Iraq's Unruly Century
Ever since Britain carved the nation out of the Ottoman Empire after World War I, the land long known as Mesopotamia has been wracked by instability
- By Jonathan Kandell
- Smithsonian magazine, May 2003, Subscribe
(Page 2 of 10)
Britain’s experiment in nation-building failed partly because it did not unify the disparate factions, says Charles Tripp, a British citizen and author of the 2000 book, A History of Iraq. Instead, Britain seeded unrest by relying on the Sunni minority to run the military and civil service and also by subordinating the northern, Kurdish territory. In addition, he says, Britain’s decision to allow tribal sheikhs to maintain order in rural areas heightened tensions by “treating Iraqi society as a collection of groups rather than individuals.” But Adeed Dawisha, an Iraq-born historian and author of Arab Nationalism in the Twentieth Century, suggests that Britain failed mainly because it granted Iraq too little autonomy. “From the establishment of the constitutional monarchy in 1921 all the way to its fall in 1958,” Dawisha says, “it was very clear that none of the Iraqi governments could carry out any policy against British opposition. And I would put oil [policies] at the top of the list. Oil sales served the interests of Britain, not Iraq.”

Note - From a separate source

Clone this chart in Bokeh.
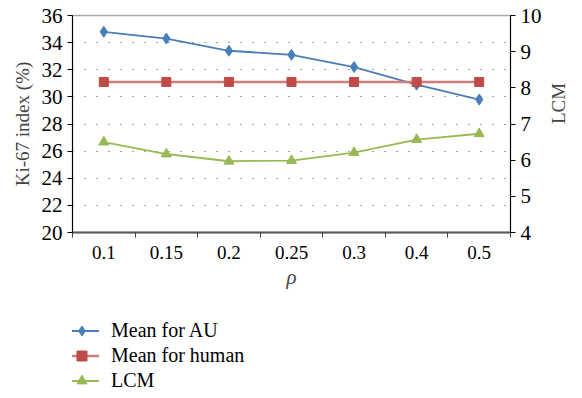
import math
from bokeh.plotting import figure
from bokeh.layouts import column
from bokeh.models import Range1d, LinearAxis, FixedTicker, Legend, LegendItem
from bokeh.embed import file_html
from bokeh.resources import INLINE

rho_labels = ["0.1", "0.15", "0.2", "0.25", "0.3", "0.4", "0.5"]
mean_au = [34.8, 34.3, 33.4, 33.1, 32.2, 30.9, 29.8]
mean_human = [31.1, 31.1, 31.1, 31.1, 31.1, 31.1, 31.1]
lcm = [6.5, 6.17, 5.97, 5.99, 6.21, 6.57, 6.73]

FONT = "'Liberation Serif', 'Times New Roman', serif"
BLUE = "#4A7EBB"
RED = "#BE4B48"
RED_LINE = "#CF7C7A"
GREEN = "#98B954"

xs = [i + 0.5 for i in range(len(rho_labels))]

p = figure(width=582, height=300, x_range=Range1d(0, len(rho_labels)), y_range=Range1d(20, 36),
           output_backend="svg", toolbar_location=None,
           min_border_left=72, min_border_right=62, min_border_top=15, min_border_bottom=68)
p.extra_y_ranges = {"lcm": Range1d(4, 10)}
p.background_fill_color = "white"
p.border_fill_color = "white"
p.outline_line_color = "#A6A6A6"
p.outline_line_width = 1.5

# x axis
xa = p.xaxis[0]
xa.ticker = FixedTicker(ticks=xs, minor_ticks=list(range(len(rho_labels) + 1)))
xa.major_label_overrides = {x: l for x, l in zip(xs, rho_labels)}
xa.major_tick_line_color = None
xa.minor_tick_line_color = "#404040"
xa.minor_tick_out = 5
xa.minor_tick_in = 0
xa.axis_line_color = "#595959"
xa.axis_line_width = 2
xa.major_label_text_font = FONT
xa.major_label_text_font_size = "19px"
xa.major_label_text_color = "black"
xa.major_label_standoff = 7
xa.axis_label = "ρ"
xa.axis_label_text_font = FONT
xa.axis_label_text_font_style = "italic"
xa.axis_label_text_font_size = "21px"
xa.axis_label_standoff = 3

# left axis
ya = p.yaxis[0]
ya.ticker = FixedTicker(ticks=list(range(20, 37, 2)))
ya.minor_tick_line_color = None
ya.major_tick_out = 5
ya.major_tick_in = 0
ya.axis_line_color = "black"
ya.major_tick_line_color = "black"
ya.major_label_text_font = FONT
ya.major_label_text_font_size = "21px"
ya.major_label_text_color = "black"
ya.major_label_standoff = 5
ya.axis_label = "Ki-67 index (%)"
ya.axis_label_text_font = FONT
ya.axis_label_text_font_style = "normal"
ya.axis_label_text_font_size = "19px"
ya.axis_label_standoff = 6

# right axis
ra = LinearAxis(y_range_name="lcm", ticker=FixedTicker(ticks=list(range(4, 11))))
ra.minor_tick_line_color = None
ra.major_tick_out = 5
ra.major_tick_in = 0
ra.axis_line_color = "black"
ra.major_tick_line_color = "black"
ra.major_label_text_font = FONT
ra.major_label_text_font_size = "21px"
ra.major_label_text_color = "black"
ra.major_label_standoff = 5
ra.axis_label = "LCM"
ra.axis_label_text_font = FONT
ra.axis_label_text_font_style = "normal"
ra.axis_label_text_font_size = "19px"
ra.axis_label_standoff = 14
try:
    ra.axis_label_orientation = math.pi / 2
except Exception:
    pass
p.add_layout(ra, "right")

# grid
p.xgrid.grid_line_color = None
p.ygrid.ticker = FixedTicker(ticks=list(range(22, 36, 2)))
p.ygrid.grid_line_color = "#404040"
p.ygrid.grid_line_dash = "1 11"
p.ygrid.grid_line_width = 1.2

def draw(fig, lcm_range=None):
    l1 = fig.line(xs, mean_au, line_color=BLUE, line_width=1.8)
    s1 = fig.scatter(xs, mean_au, marker="diamond", size=11, fill_color=BLUE, line_color=BLUE)
    l2 = fig.line(xs, mean_human, line_color=RED_LINE, line_width=2.5)
    s2 = fig.scatter(xs, mean_human, marker="square", size=9, fill_color=RED, line_color=RED)
    kw = {"y_range_name": lcm_range} if lcm_range else {}
    l3 = fig.line(xs, lcm, line_color=GREEN, line_width=1.8, **kw)
    s3 = fig.scatter(xs, lcm, marker="triangle", size=10, fill_color=GREEN, line_color=GREEN, **kw)
    return (l1, s1), (l2, s2), (l3, s3)

draw(p, "lcm")

# legend holder below the chart (its own data sit outside its visible range)
q = figure(width=582, height=98, x_range=Range1d(100, 101), y_range=Range1d(100, 101),
           output_backend="svg", toolbar_location=None,
           x_axis_location=None, y_axis_location=None,
           min_border_left=0, min_border_right=0, min_border_top=0, min_border_bottom=0)
q.outline_line_color = None
q.grid.visible = False
r1, r2, r3 = draw(q)

legend = Legend(items=[
    LegendItem(label="Mean for AU", renderers=list(r1)),
    LegendItem(label="Mean for human", renderers=list(r2)),
    LegendItem(label="LCM", renderers=list(r3)),
], location=(-8, 5))
legend.background_fill_alpha = 0
legend.border_line_color = None
legend.padding = 0
legend.margin = 0
legend.spacing = 0
legend.glyph_width = 35
legend.glyph_height = 25
legend.label_height = 25
legend.label_standoff = 12
legend.label_text_font = FONT
legend.label_text_font_size = "20px"
legend.label_text_color = "black"
q.add_layout(legend, "center")

open("out.html", "w").write(file_html(column(p, q), INLINE))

It was at the start of World War I that Britain first occupied Mesopotamia, then part of the Ottoman Empire. The Ottomans had allied with Germany, and Britain justified its 1914 invasion as a move to protect its oil fields in neighboring Iran and its access to Persian Gulf shipping lanes to India. Many Iraqis welcomed the British troops with open arms. The 1916-1918 Arab Revolt against the Ottoman Turks, encouraged by the British military liaison officer T. E. Lawrence (better known as Lawrence of Arabia), raised nationalist Arab expectations in the region. And to court Arabs throughout the Middle East, the British vowed to end three centuries of Ottoman rule, which had grown corrupt, repressive and economically stifling. “Our armies do not come into your cities and lands as conquerors or enemies but as liberators,” proclaimed Gen. Stanley Maude, commander of the British forces, as his troops marched into Baghdad in 1917.
In 1920, the newly formed League of Nations granted Britain a “mandate” over Iraq—a kind of pre-independence trusteeship. It gave Britain the right to raise and spend revenues, to appoint officials and to make and enforce laws. (Britain was also mandated to govern Palestine. Another mandate put Syria and Lebanon under French jurisdiction.) Though the mandate approach was flawed, says historian David Fromkin, it appealed to League members because it gave the Allied powers control over territories without endorsing imperialism outright. “The mandate system responded to people who were idealistic and anti-imperialistic and others who felt it was a useful disguise to maintain the old colonial system in place,” says Fromkin, author of A Peace to End All Peace.
In the end, the boundaries of the new Iraq—a seventh century name meaning “well-rooted country”—largely mirrored the boundaries of three Ottoman provinces, though that was not the original plan. In 1915 the British had wanted the northernmost province around Mosul to go to France, to serve as a buffer between British holdings and possible Russian expansion. But Britain changed its stance in 1918 in part because of growing appreciation for the importance of oil, believed to be abundant in the Mosul area. (So it is. A well first struck oil in Kirkuk in 1927.) As for Kuwait, it had been virtually a separate British protectorate since 1899 and by World War I was already splitting from the Ottoman province of Basra that would become part of Iraq.